Question about mpz_clear

Michel Bardiaux
Fri, 20 Jun 2003 13:47:08 +0200

Geoff Thorpe wrote:
> Hi Michel,
> On June 19, 2003 12:19 pm, you wrote:
>>I already do that (the trick, not the punishment...) a lot, in a
>>biggish set of libraries where I store reference counts, vector sizes,
>>and RTTI (of my own) as meta-data; so I know the technique well.
> Ah ok, I'm preaching to the converted ... :-)

The foundations of this dev were written in 1986 (in FORTRAN!), so maybe 
a prophet rather than a convert :-)

>>But what I want to achieve is to reduce unnecessary heap fragmentation
>>by packing limbs inside the mpX structures themselves. But at the
>>application level I dont know beforehand that a particular mpX will
>>have short limbs, all I know is that most of them do. So, when the
>>library sees the number of limbs is small, it should allocate the limb
>>space inside the mpX object rather than call malloc. The user-supplied
>>memory management functions seemed a good place to concentrate that
>>logic, but they lack that extra parameter that would tell them 'do this
>>operation *ON BEHALF OF* that mpX object'.
> I did something along these lines a while back - I wanted a heap that 
> behaved "malloc-like" when the size_t parameters were biggish, but 
> behaved better when getting oodles of mallocs/frees for small allocation 
> units. I'm digging from my memory here, but I ended up with some stategy 
> where I had some global pools for various ranges, something like;
> typedef struct st_my_pool_item {
>     void *ptr;
>     unsigned int ref_count, array_size;
>     size_t max_size;
>     struct st_my_pool_item *first, *prev, *next;
> } my_pool_item;
> typedef struct st_my_malloc_pool {
>     my_pool_item *list;
>     size_t max_size;
> } my_malloc_pool;
> static my_malloc_pool my_pools[...];
> #define MY_POOL_IDX(sz) ... /* converts a size_t to a my_pools index */
> #define MY_ITEM_MAX(idx) ... /* converts my_pools index to its max_size */
> So I'd have an array of pools for various ranges of size_t, and those 
> ranges were divided exponentially - I can't remember what I used, but it 
> may well have been something like 2^n, 3*2^(n-1), 2^(n+1), 3*2^n, 
> 2^(n+2),... it was something that made the macro a fast bitwise 
> operation, whatever it was.
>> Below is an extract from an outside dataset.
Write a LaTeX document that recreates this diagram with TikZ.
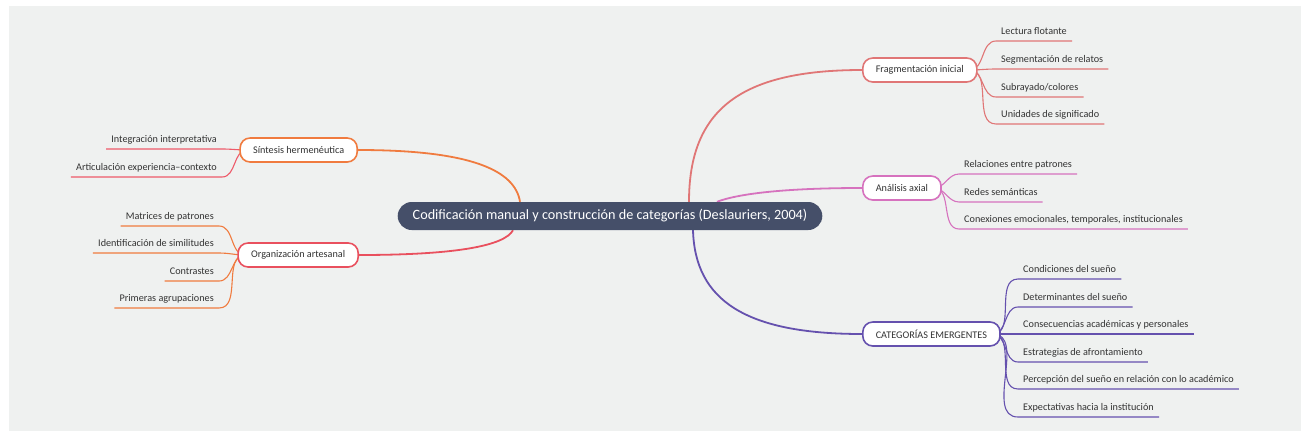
\documentclass[tikz,border=0pt]{standalone}
\usepackage{fontspec}
\setmainfont{Carlito}
\usetikzlibrary{backgrounds}
\definecolor{bgc}{HTML}{EFF1F0}
\definecolor{maincol}{HTML}{454F69}
\definecolor{txt}{HTML}{333333}
\definecolor{corange}{HTML}{F07B3F}
\definecolor{cred}{HTML}{E9505E}
\definecolor{cpinkred}{HTML}{EE5A6A}
\definecolor{csalmon}{HTML}{E07676}
\definecolor{cpink}{HTML}{D672BE}
\definecolor{cpurple}{HTML}{6551AE}
\tikzset{
  mainnode/.style={fill=maincol, text=white, rounded corners=14pt, minimum height=28pt, inner xsep=15pt, inner ysep=0pt, font=\fontsize{14.2}{16}\selectfont},
  topic/.style={draw=#1, fill=white, line width=1.6pt, rounded corners=10pt, minimum height=24pt, inner xsep=13pt, inner ysep=0pt, text=txt, font=\fontsize{10.2}{12}\selectfont},
  leaf/.style={inner xsep=5pt, inner ysep=6.5pt, text height=7pt, text depth=0pt, text=txt, font=\fontsize{10.2}{12}\selectfont},
  mainline/.style={draw=#1, line width=1.8pt},
  leafline/.style={draw=#1, line width=1.1pt},
}
\begin{document}
\begin{tikzpicture}[x=1pt,y=-1pt]
\useasboundingbox (0,0) rectangle (1301,437);
% main node
\node[mainnode] (main) at (610,216) {Codificación manual y construcción de categorías (Deslauriers, 2004)};
% topics
\node[topic=corange, anchor=east] (sint) at (358,150) {Síntesis hermenéutica};
\node[topic=cred, anchor=east] (org) at (359,255) {Organización artesanal};
\node[topic=csalmon, anchor=west] (frag) at (862,70) {Fragmentación inicial};
\node[topic=cpink, anchor=west] (anal) at (862,188) {Análisis axial};
\node[topic=cpurple, anchor=west] (cat) at (862,334) {CATEGORÍAS EMERGENTES};
% left leaves
\node[leaf, anchor=south east] (s1) at (222,149) {Integración interpretativa};
\node[leaf, anchor=south east] (s2) at (222,177) {Articulación experiencia–contexto};
\node[leaf, anchor=south east] (o1) at (219,226) {Matrices de patrones};
\node[leaf, anchor=south east] (o2) at (219,253) {Identificación de similitudes};
\node[leaf, anchor=south east] (o3) at (219,281) {Contrastes};
\node[leaf, anchor=south east] (o4) at (219,308) {Primeras agrupaciones};
% right leaves
\node[leaf, anchor=south west] (f1) at (996,41) {Lectura flotante};
\node[leaf, anchor=south west] (f2) at (996,69) {Segmentación de relatos};
\node[leaf, anchor=south west] (f3) at (996,97) {Subrayado/colores};
\node[leaf, anchor=south west] (f4) at (996,124) {Unidades de significado};
\node[leaf, anchor=south west] (a1) at (959,174) {Relaciones entre patrones};
\node[leaf, anchor=south west] (a2) at (959,202) {Redes semánticas};
\node[leaf, anchor=south west] (a3) at (959,229) {Conexiones emocionales, temporales, institucionales};
\node[leaf, anchor=south west] (c1) at (1018,279) {Condiciones del sueño};
\node[leaf, anchor=south west] (c2) at (1018,307) {Determinantes del sueño};
\node[leaf, anchor=south west] (c3) at (1018,334) {Consecuencias académicas y personales};
\node[leaf, anchor=south west] (c4) at (1018,362) {Estrategias de afrontamiento};
\node[leaf, anchor=south west] (c5) at (1018,389) {Percepción del sueño en relación con lo académico};
\node[leaf, anchor=south west] (c6) at (1018,417) {Expectativas hacia la institución};
\begin{scope}[on background layer]
\fill[bgc] (9,6) rectangle (1301,431);
% main connectors
\draw[mainline=corange] (sint.east) .. controls (470,150) and (515,170) .. ([xshift=-90pt]main.north);
\draw[mainline=cred] (org.east) .. controls (460,255) and (505,245) .. ([xshift=-97pt]main.south);
\draw[mainline=csalmon] ([xshift=79pt]main.north) .. controls (689,110) and (740,70) .. (frag.west);
\draw[mainline=cpink] ([xshift=107pt]main.north) .. controls (740,193) and (790,188) .. (anal.west);
\draw[mainline=cpurple] ([xshift=83pt]main.south) .. controls (695,300) and (745,334) .. (cat.west);
% left leaf lines
\foreach \l in {s1,s2} {
  \draw[leafline=cpinkred] ([xshift=8pt]sint.west) to[out=180,in=0] (\l.south east) -- (\l.south west);
}
\foreach \l in {o1,o2,o3,o4} {
  \draw[leafline=corange] ([xshift=8pt]org.west) to[out=180,in=0] (\l.south east) -- (\l.south west);
}
% right leaf lines
\foreach \l in {f1,f2,f3,f4} {
  \draw[leafline=csalmon] ([xshift=-8pt]frag.east) to[out=0,in=180] (\l.south west) -- (\l.south east);
}
\foreach \l in {a1,a2,a3} {
  \draw[leafline=cpink] ([xshift=-8pt]anal.east) to[out=0,in=180] (\l.south west) -- (\l.south east);
}
\foreach \l in {c1,c2,c3,c4,c5,c6} {
  \draw[leafline=cpurple] ([xshift=-8pt]cat.east) to[out=0,in=180] (\l.south west) -- (\l.south east);
}
\end{scope}
\end{tikzpicture}
\end{document}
These pools themselves would maintain a 
> linked list of "pool_item"s, and each pool item consisted of a single 
> pre-allocated block of memory to represent 'array_size' many memory 
> segments each of size 'max_size' plus a header. That header looked 
> something like;
> typedef struct st_my_mem_header {
>     my_pool_item *pool_item;
>     int used;
> } my_mem_header;
> So inside the free (or realloc) callback, this my_mem_header could get you 
> back to the owning my_pool_item. "ref_count" counts how many of the 
> sections of the memory block are owned by the application. If it's less 
> than the maximum, you know you can iterate across them and find one with 
> the my_mem_header->used set to zero that you can use. There's various 
> optimisations I can recall now I think about it, as you could too no 
> doubt, but I won't further waste your time or mine with them (the 
> simplest is to note that pool_item will be an aligned pointer so you 
> could use the LS-bit as a flag for "used" and make the my_mem_header 
> overhead smaller).
> The point was, this stuff worked quite well for small allocation sizes - 
> because all the iterations and list things worked well with onboard 
> memory caching. Also, the thrashing of malloc/free would always try to 
> "allocate" from the pools closest to the beginning of the list (which 
> were the first to be allocated by malloc(3)). You can either free a pool 
> when its ref_count hits zero, or better (if you want to avoid 
> fragmentation from releasing "early" pools) free it if its ref_count hits 
> zero *and* the 'prev' pool is also unused.
> All this becomes a total waste of time at larger sizes, and for that you 
> simply use a NULL "pool_item" pointer in your memory header and that 
> means "this came directly from malloc(3) and has no pool". But I think 
> this type of approach works well in the type of circumstances you're 
> talking about. You essentially end up with an array of pre-allocated 
> stacks, each to cater for a fixed range of allocation sizes by always 
> providing a block of memory of the maximum size of the range. So it 
> starts to perform more like alloca() and less like malloc(). You can also 
> tweak this approach a lot - if you find that reallocation becomes a major 
> problem, you can sacrifice your memory a bit and have larger lower-bounds 
> on the pool ranges and/or wider ranges for each pool - eg. this might 
> help speed up a majority of the mpX resize operations if the 
> reallocations have no work to do.
> Is this type of thing related to how your heap works? If this is all 
> obvious and/or known stuff, forgive me (again). Just thinking out loud in 
> case it's helpful.
> Cheers,
> Geoff

Yes, meeting of minds! we already have all these optimisations and some 
more. The problem is, gprof shows that even with all these 
optimisations, there is still a lot of overhead for the management of 
short limbs, which I would like to avoid by having each mpX object use 
*itself* as pool for allocating its limbs whenever possible.

Michel Bardiaux
Peaktime Belgium S.A.  Bd. du Souverain, 191  B-1160 Bruxelles
Tel : +32 2 790.29.41